3.    Streamlined review of organizational changes 

Foreign financial investment companies are required to undergo a lengthy review process when effecting organizational changes such as converting a branch into a local subsidiary and vice versa or changing the overseas head office of a Korean branch.  This is in part due to the current two-step approval process that requires a preliminary approval followed by a final approval.  To alleviate the burden of this process, the FSC will abolish the preliminary approval stage with respect to organizational changes.  Furthermore, the additional approvals required for business transfers and business closures will be streamlined by delegating approval authority to the Chairman of the FSC or the Governor of the Financial Supervisory Service (“FSS”).  Currently, approvals are required from FSC commissioners. 


4.    Simplified standards for review of qualification of major shareholders 

Under current regulations, if there is a change in any major shareholder of a financial investment company, all major shareholders of the company are required at that time to demonstrate to the financial regulators that they meet certain statutory qualifications.  This requirement applies equally to foreign shareholders of a Korean subsidiary with a financial investment business license.  Under the Plan, only new major shareholders will need to undergo a full review by the regulators and existing major shareholders will be exempted unless new qualification requirements were adopted from the time of their previous review. 

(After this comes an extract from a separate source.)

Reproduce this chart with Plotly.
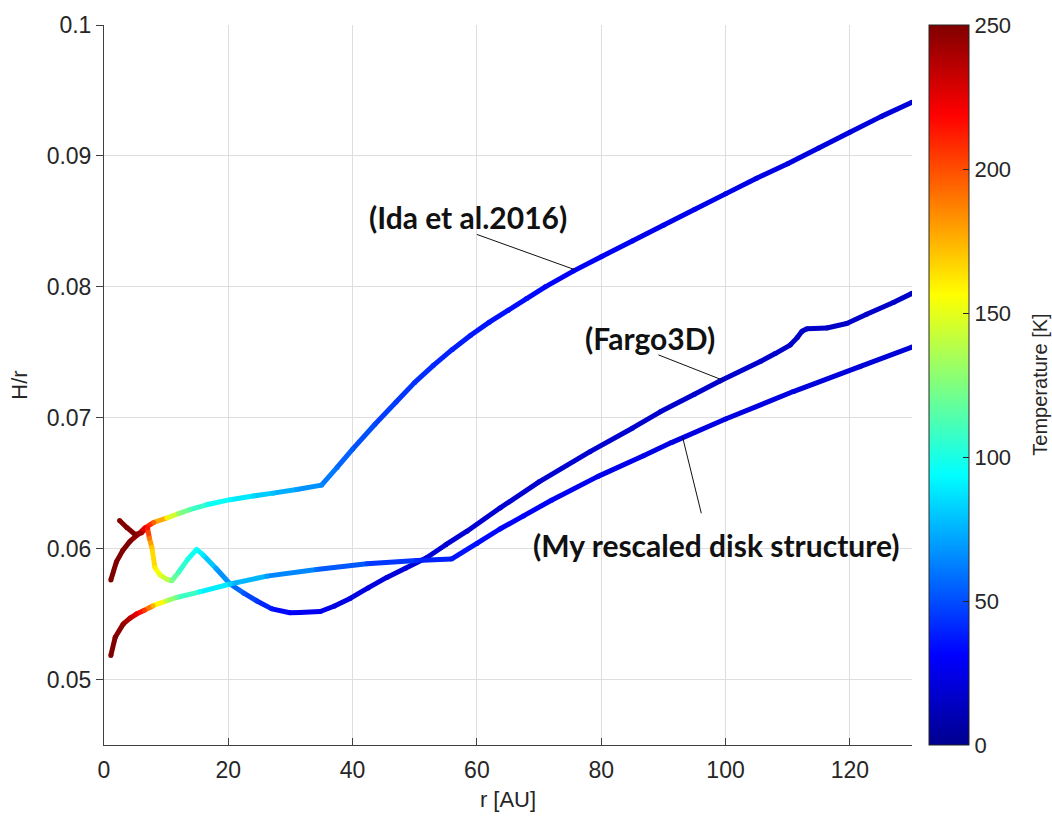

5.    Shorter cooling-off period for re-entry into business after return of license 

Current law requires a financial investment company to wait at least five years before it can re-apply for a financial investment business license after the return of its licenses.  Under the Plan, this cooling-off period will be shortened to one year.  However, license re-issuances may be prohibited for those applicants that have returned their licenses multiple times within a specified period of time. 


6.    Other changes 

  • Under the current license regime, if an applicant becomes subject to an examination or investigation by a supervisory authority during a pending license or registration review, the review is suspended until the examination or investigation is concluded.  Going forward, examinations or investigations by the FSS commencing after the filing of a license or registration application will not cause an immediate suspension of the review.  In the case of investigations by other authorities such as the Korea Fair Trade Commission, the National Tax Service or the Prosecutors’ Office, the license or registration review process will resume if no action is taken by the relevant government authority within six months of commencing the investigation. 
  • When applying for a financial investment business license, applicants must designate a target customer classification.  The two possible target customer classifications are: (i) professional investors only; or (ii) professional and general investors.  Different minimum required capital requirements apply depending on the classification.  Under the new regime, minimum capital requirements will not be differentiated by target customer classification.  New minimum capital requirements will be set at the levels currently required for businesses targeting professional investors only, which is half of the level required for businesses targeting both professional and general investors. 
  • Financial investment business applicants are required to have a certain number of qualified experts with relevant professional experience.  Under the Plan, the statutory required minimum number of years of relevant professional experience will be reduced to one year if three years are currently required and to three years if five years are currently required. 


Items 1 and 4 above, which do not require any regulatory amendments, have already been enforced.  As a result, in July 2019, Woori Financial Group Inc.’s acquisition of Tongyang Asset Management Corp. and ABL Global Asset Management was approved, resulting in the first case of a single corporate group holding multiple asset management companies.  Items 2, 3 and 5 will be implemented after applicable laws and regulations are amended following the necessary legislative procedures.
 


1  “Financial investment companies” refer to securities companies, asset management companies and trust companies.
2  The Plan does not specify a definition for “corporate group” but it is anticipated that the concept of “enterprise group” defined under the Monopoly Regulation and Fair Trade Law will apply.